_WHAT TO DO_
Repeat, exactly and completely, the material that follows. Omit the pictures.

_PROVIDED MATERIAL_

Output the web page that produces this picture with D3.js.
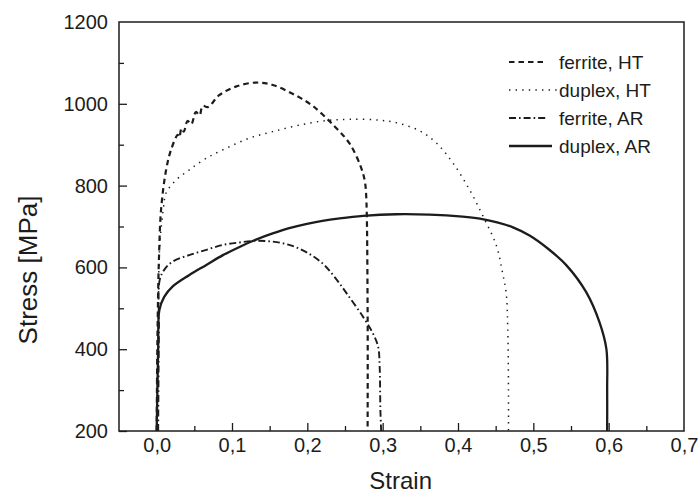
<!DOCTYPE html>
<html>
<head>
<meta charset="utf-8">
<script src="https://cdn.jsdelivr.net/npm/d3@7"></script>
<style>
  body { margin: 0; background: #fff; }
  text { font-family: "Liberation Sans", Arial, sans-serif; fill: #1c1c1c; }
</style>
</head>
<body>
<div id="chart"></div>
<script>
// values (strain, stress in MPa)
var seriesNames = ["ferrite, HT", "duplex, HT", "ferrite, AR", "duplex, AR"];

var ferriteHTStrain = [0.000, 0.001, 0.003, 0.006, 0.0125, 0.019, 0.028, 0.030, 0.033, 0.036, 0.041, 0.046, 0.052, 0.057, 0.061, 0.068, 0.083, 0.105, 0.132, 0.154, 0.181, 0.207, 0.236, 0.256, 0.271, 0.276, 0.278, 0.280, 0.280];
var ferriteHTStress = [200, 420, 620, 745, 838, 887, 924, 918, 940, 932, 958, 950, 980, 972, 995, 992, 1021, 1042, 1052, 1046, 1024, 995, 945, 903, 846, 814, 780, 500, 200];

var duplexHTStrain = [0.000, 0.002, 0.004, 0.009, 0.0125, 0.026, 0.043, 0.066, 0.092, 0.123, 0.154, 0.190, 0.225, 0.256, 0.296, 0.322, 0.349, 0.371, 0.393, 0.415, 0.433, 0.451, 0.459, 0.464, 0.466, 0.467, 0.467];
var duplexHTStress = [200, 450, 650, 745, 782, 814, 838, 867, 891, 916, 932, 948, 959, 962, 960, 952, 934, 905, 856, 791, 726, 653, 588, 537, 455, 300, 200];

var ferriteARStrain = [0.002, 0.003, 0.004, 0.010, 0.021, 0.043, 0.066, 0.088, 0.110, 0.132, 0.154, 0.176, 0.198, 0.220, 0.236, 0.252, 0.274, 0.287, 0.294, 0.296, 0.297, 0.298];
var ferriteARStress = [200, 450, 569, 594, 614, 630, 643, 655, 661, 665, 663, 655, 638, 610, 577, 537, 479, 439, 406, 357, 250, 200];

var duplexARStrain = [0.000, 0.002, 0.0036, 0.010, 0.021, 0.043, 0.066, 0.088, 0.110, 0.132, 0.154, 0.176, 0.198, 0.220, 0.243, 0.274, 0.318, 0.362, 0.406, 0.429, 0.452, 0.473, 0.495, 0.520, 0.544, 0.570, 0.588, 0.597, 0.598, 0.598];
var duplexARStress = [200, 400, 496, 528, 553, 581, 606, 630, 650, 668, 683, 696, 706, 714, 720, 726, 730, 729, 724, 719, 710, 698, 678, 645, 605, 540, 465, 400, 300, 200];

var xTicks = [0.0, 0.1, 0.2, 0.3, 0.4, 0.5, 0.6, 0.7];
var xMinorTicks = [0.05, 0.15, 0.25, 0.35, 0.45, 0.55, 0.65];
var yTicks = [200, 400, 600, 800, 1000, 1200];
var yMinorTicks = [300, 500, 700, 900, 1100];

var margin = {top: 22, right: 15, bottom: 68, left: 119};
var width = 699 - margin.left - margin.right;
var height = 499 - margin.top - margin.bottom;
var ink = "#1c1c1c";

var x = d3.scaleLinear().domain([-0.05, 0.7]).range([0, width]);
var y = d3.scaleLinear().domain([200, 1200]).range([height, 0]);

function zip(xs, ys) {
  return xs.map(function(d, i) { return {x: d, y: ys[i]}; });
}

// line styles per series
var series = [
  {name: seriesNames[0], values: zip(ferriteHTStrain, ferriteHTStress), dash: "5.5,4", w: 2.2, legendLen: 38},
  {name: seriesNames[1], values: zip(duplexHTStrain, duplexHTStress), dash: "1.4,5.2", w: 1.5, legendLen: 49},
  {name: seriesNames[2], values: zip(ferriteARStrain, ferriteARStress), dash: "7,3,1.6,3", w: 1.9, legendLen: 39},
  {name: seriesNames[3], values: zip(duplexARStrain, duplexARStress), dash: null, w: 2.3, legendLen: 43}
];

var svg = d3.select("#chart").append("svg")
  .attr("width", 699)
  .attr("height", 499)
  .style("background", "#fff");

var g = svg.append("g")
  .attr("transform", "translate(" + margin.left + "," + margin.top + ")");

// axes with inward ticks
var xAxis = g.append("g")
  .attr("transform", "translate(0," + height + ")")
  .call(d3.axisBottom(x).tickValues(xTicks).tickSizeInner(-8).tickSizeOuter(0).tickPadding(7)
    .tickFormat(function(d) { return d3.format(".1f")(d).replace(".", ","); }));
g.append("g")
  .attr("transform", "translate(0," + height + ")")
  .call(d3.axisBottom(x).tickValues(xMinorTicks).tickSizeInner(-5).tickSizeOuter(0).tickFormat(""));

var yAxis = g.append("g")
  .call(d3.axisLeft(y).tickValues(yTicks).tickSizeInner(-8).tickSizeOuter(0).tickPadding(11)
    .tickFormat(d3.format("d")));
g.append("g")
  .call(d3.axisLeft(y).tickValues(yMinorTicks).tickSizeInner(-5).tickSizeOuter(0).tickFormat(""));

g.selectAll(".domain").remove();
g.selectAll(".tick line").attr("stroke", ink).attr("stroke-width", 1.3);
g.selectAll(".tick text")
  .style("font-family", "'Liberation Sans', Arial, sans-serif")
  .style("font-size", "20px")
  .attr("fill", ink);
xAxis.selectAll(".tick:last-of-type line").remove();
yAxis.selectAll(".tick:last-of-type line").remove();

// frame
g.append("rect")
  .attr("width", width)
  .attr("height", height)
  .attr("fill", "none")
  .attr("stroke", ink)
  .attr("stroke-width", 1.5);

var line = d3.line()
  .x(function(d) { return x(d.x); })
  .y(function(d) { return y(d.y); })
  .curve(d3.curveCatmullRom.alpha(0.5));

g.selectAll(".curve")
  .data(series)
  .enter()
  .append("path")
  .attr("class", "curve")
  .attr("d", function(d) { return line(d.values); })
  .attr("fill", "none")
  .attr("stroke", ink)
  .attr("stroke-width", function(d) { return d.w; })
  .attr("stroke-dasharray", function(d) { return d.dash; });

// legend
var legend = g.append("g")
  .attr("transform", "translate(" + (509 - margin.left) + "," + (62 - margin.top) + ")");

var rows = legend.selectAll(".row")
  .data(series)
  .enter()
  .append("g")
  .attr("class", "row")
  .attr("transform", function(d, i) { return "translate(0," + (i * 28) + ")"; });

rows.append("line")
  .attr("x1", 0)
  .attr("x2", function(d) { return d.legendLen; })
  .attr("y1", 0)
  .attr("y2", 0)
  .attr("stroke", ink)
  .attr("stroke-width", function(d) { return d.w; })
  .attr("stroke-dasharray", function(d) { return d.dash; });

rows.append("text")
  .attr("x", 50)
  .attr("dy", "0.35em")
  .style("font-size", "19px")
  .text(function(d) { return d.name; });

// axis titles
svg.append("text")
  .attr("x", margin.left + x(0.3) + 18)
  .attr("y", 489)
  .attr("text-anchor", "middle")
  .style("font-size", "24px")
  .text("Strain");

svg.append("text")
  .attr("transform", "translate(37," + 270 + ") rotate(-90)")
  .attr("text-anchor", "middle")
  .style("font-size", "26px")
  .text("Stress [MPa]");
</script>
</body>
</html>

_ANSWER IN FULL_
Output the web page that produces this picture with D3.js.
<!DOCTYPE html>
<html>
<head>
<meta charset="utf-8">
<script src="https://cdn.jsdelivr.net/npm/d3@7"></script>
<style>
  body { margin: 0; background: #fff; }
  text { font-family: "Liberation Sans", Arial, sans-serif; fill: #1c1c1c; }
</style>
</head>
<body>
<div id="chart"></div>
<script>
// values (strain, stress in MPa)
var seriesNames = ["ferrite, HT", "duplex, HT", "ferrite, AR", "duplex, AR"];

var ferriteHTStrain = [0.000, 0.001, 0.003, 0.006, 0.0125, 0.019, 0.028, 0.030, 0.033, 0.036, 0.041, 0.046, 0.052, 0.057, 0.061, 0.068, 0.083, 0.105, 0.132, 0.154, 0.181, 0.207, 0.236, 0.256, 0.271, 0.276, 0.278, 0.280, 0.280];
var ferriteHTStress = [200, 420, 620, 745, 838, 887, 924, 918, 940, 932, 958, 950, 980, 972, 995, 992, 1021, 1042, 1052, 1046, 1024, 995, 945, 903, 846, 814, 780, 500, 200];

var duplexHTStrain = [0.000, 0.002, 0.004, 0.009, 0.0125, 0.026, 0.043, 0.066, 0.092, 0.123, 0.154, 0.190, 0.225, 0.256, 0.296, 0.322, 0.349, 0.371, 0.393, 0.415, 0.433, 0.451, 0.459, 0.464, 0.466, 0.467, 0.467];
var duplexHTStress = [200, 450, 650, 745, 782, 814, 838, 867, 891, 916, 932, 948, 959, 962, 960, 952, 934, 905, 856, 791, 726, 653, 588, 537, 455, 300, 200];

var ferriteARStrain = [0.002, 0.003, 0.004, 0.010, 0.021, 0.043, 0.066, 0.088, 0.110, 0.132, 0.154, 0.176, 0.198, 0.220, 0.236, 0.252, 0.274, 0.287, 0.294, 0.296, 0.297, 0.298];
var ferriteARStress = [200, 450, 569, 594, 614, 630, 643, 655, 661, 665, 663, 655, 638, 610, 577, 537, 479, 439, 406, 357, 250, 200];

var duplexARStrain = [0.000, 0.002, 0.0036, 0.010, 0.021, 0.043, 0.066, 0.088, 0.110, 0.132, 0.154, 0.176, 0.198, 0.220, 0.243, 0.274, 0.318, 0.362, 0.406, 0.429, 0.452, 0.473, 0.495, 0.520, 0.544, 0.570, 0.588, 0.597, 0.598, 0.598];
var duplexARStress = [200, 400, 496, 528, 553, 581, 606, 630, 650, 668, 683, 696, 706, 714, 720, 726, 730, 729, 724, 719, 710, 698, 678, 645, 605, 540, 465, 400, 300, 200];

var xTicks = [0.0, 0.1, 0.2, 0.3, 0.4, 0.5, 0.6, 0.7];
var xMinorTicks = [0.05, 0.15, 0.25, 0.35, 0.45, 0.55, 0.65];
var yTicks = [200, 400, 600, 800, 1000, 1200];
var yMinorTicks = [300, 500, 700, 900, 1100];

var margin = {top: 22, right: 15, bottom: 68, left: 119};
var width = 699 - margin.left - margin.right;
var height = 499 - margin.top - margin.bottom;
var ink = "#1c1c1c";

var x = d3.scaleLinear().domain([-0.05, 0.7]).range([0, width]);
var y = d3.scaleLinear().domain([200, 1200]).range([height, 0]);

function zip(xs, ys) {
  return xs.map(function(d, i) { return {x: d, y: ys[i]}; });
}

// line styles per series
var series = [
  {name: seriesNames[0], values: zip(ferriteHTStrain, ferriteHTStress), dash: "5.5,4", w: 2.2, legendLen: 38},
  {name: seriesNames[1], values: zip(duplexHTStrain, duplexHTStress), dash: "1.4,5.2", w: 1.5, legendLen: 49},
  {name: seriesNames[2], values: zip(ferriteARStrain, ferriteARStress), dash: "7,3,1.6,3", w: 1.9, legendLen: 39},
  {name: seriesNames[3], values: zip(duplexARStrain, duplexARStress), dash: null, w: 2.3, legendLen: 43}
];

var svg = d3.select("#chart").append("svg")
  .attr("width", 699)
  .attr("height", 499)
  .style("background", "#fff");

var g = svg.append("g")
  .attr("transform", "translate(" + margin.left + "," + margin.top + ")");

// axes with inward ticks
var xAxis = g.append("g")
  .attr("transform", "translate(0," + height + ")")
  .call(d3.axisBottom(x).tickValues(xTicks).tickSizeInner(-8).tickSizeOuter(0).tickPadding(7)
    .tickFormat(function(d) { return d3.format(".1f")(d).replace(".", ","); }));
g.append("g")
  .attr("transform", "translate(0," + height + ")")
  .call(d3.axisBottom(x).tickValues(xMinorTicks).tickSizeInner(-5).tickSizeOuter(0).tickFormat(""));

var yAxis = g.append("g")
  .call(d3.axisLeft(y).tickValues(yTicks).tickSizeInner(-8).tickSizeOuter(0).tickPadding(11)
    .tickFormat(d3.format("d")));
g.append("g")
  .call(d3.axisLeft(y).tickValues(yMinorTicks).tickSizeInner(-5).tickSizeOuter(0).tickFormat(""));

g.selectAll(".domain").remove();
g.selectAll(".tick line").attr("stroke", ink).attr("stroke-width", 1.3);
g.selectAll(".tick text")
  .style("font-family", "'Liberation Sans', Arial, sans-serif")
  .style("font-size", "20px")
  .attr("fill", ink);
xAxis.selectAll(".tick:last-of-type line").remove();
yAxis.selectAll(".tick:last-of-type line").remove();

// frame
g.append("rect")
  .attr("width", width)
  .attr("height", height)
  .attr("fill", "none")
  .attr("stroke", ink)
  .attr("stroke-width", 1.5);

var line = d3.line()
  .x(function(d) { return x(d.x); })
  .y(function(d) { return y(d.y); })
  .curve(d3.curveCatmullRom.alpha(0.5));

g.selectAll(".curve")
  .data(series)
  .enter()
  .append("path")
  .attr("class", "curve")
  .attr("d", function(d) { return line(d.values); })
  .attr("fill", "none")
  .attr("stroke", ink)
  .attr("stroke-width", function(d) { return d.w; })
  .attr("stroke-dasharray", function(d) { return d.dash; });

// legend
var legend = g.append("g")
  .attr("transform", "translate(" + (509 - margin.left) + "," + (62 - margin.top) + ")");

var rows = legend.selectAll(".row")
  .data(series)
  .enter()
  .append("g")
  .attr("class", "row")
  .attr("transform", function(d, i) { return "translate(0," + (i * 28) + ")"; });

rows.append("line")
  .attr("x1", 0)
  .attr("x2", function(d) { return d.legendLen; })
  .attr("y1", 0)
  .attr("y2", 0)
  .attr("stroke", ink)
  .attr("stroke-width", function(d) { return d.w; })
  .attr("stroke-dasharray", function(d) { return d.dash; });

rows.append("text")
  .attr("x", 50)
  .attr("dy", "0.35em")
  .style("font-size", "19px")
  .text(function(d) { return d.name; });

// axis titles
svg.append("text")
  .attr("x", margin.left + x(0.3) + 18)
  .attr("y", 489)
  .attr("text-anchor", "middle")
  .style("font-size", "24px")
  .text("Strain");

svg.append("text")
  .attr("transform", "translate(37," + 270 + ") rotate(-90)")
  .attr("text-anchor", "middle")
  .style("font-size", "26px")
  .text("Stress [MPa]");
</script>
</body>
</html>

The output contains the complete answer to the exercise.